To the story briefly:- Paris in the 1930s. Hugo is an orphan who lives inside the walls of a railway station where he has taken over his Uncle’s job as clock-keeper. His Uncle disappeared one day and Hugo, whose father had been an horologist and mechanic, has been able to keep all the clocks of the station working without being seen. Hugo’s grand project is to restore an automaton that he rescued from the museum fire that his father perished in. He has quietly been stealing parts from clockwork toys from the station’s toy stall – but one day he’s caught by the stall’s owner, Georges – a rather depressed old man, and later meets his ward Isabelle …
It’s an enchanting story, well-told and the illustrations really do add a cinematic feel. You could easily envision a film of this tale and the pictures do make the book. Children from about 8 and upwards will enjoy it as I did – It’s certainly left me wanting to find out more about the early days of photography and cinema. (9/10)

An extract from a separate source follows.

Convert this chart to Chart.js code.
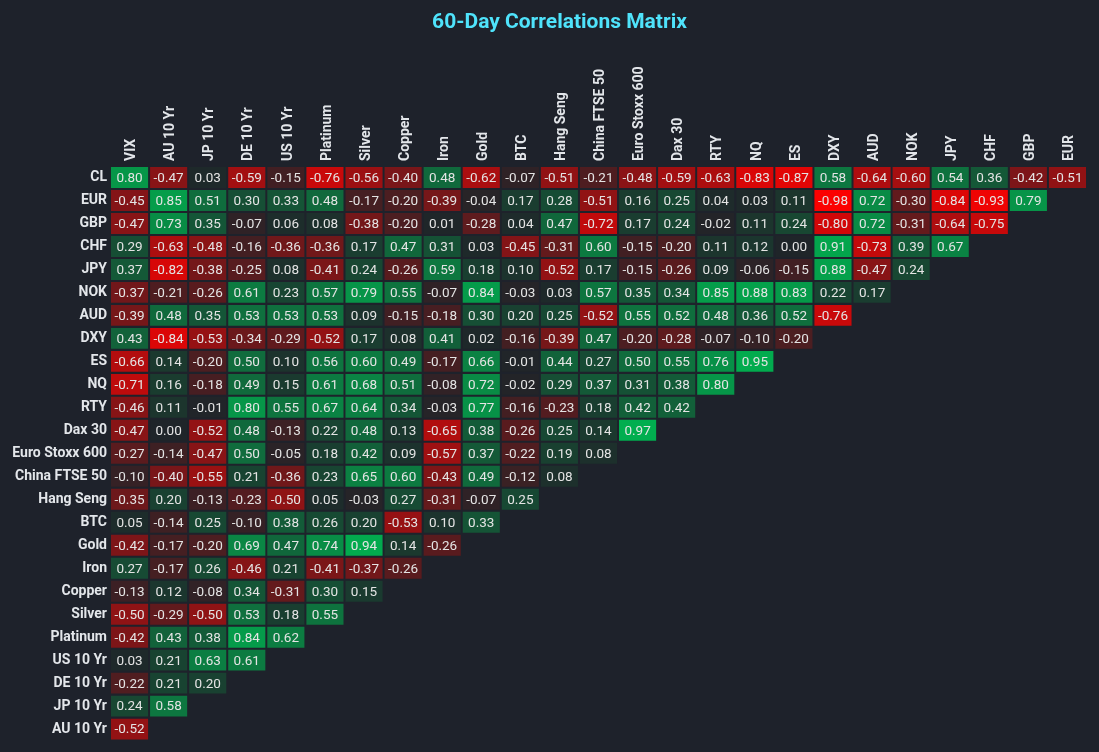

It’s now becoming obvious to me that there have been some strong themes developing in my choice of reading material this Easter. The Invention of Hugo Cabret in particular links to several of the others …
- It is set in Paris as is The Red Necklace by Sally Gardner which also featured a kind of automaton, as did The Thief Lord by Cornelia Funke with its Venetian ‘magic’ roundabout!
- There is the whole business of wind-up mechanisms – The mouse and his child by Russell Hoban was about broken clockwork mice, and a wind-up mouse gets broken in Hugo Cabret too.
- Then we have clocks and time itself – Hugo knows all about clocks; Tanglewreck by Jeanette Winterson is about a particular clock that can control time; and Numbers by Rachel Ward is all about dates.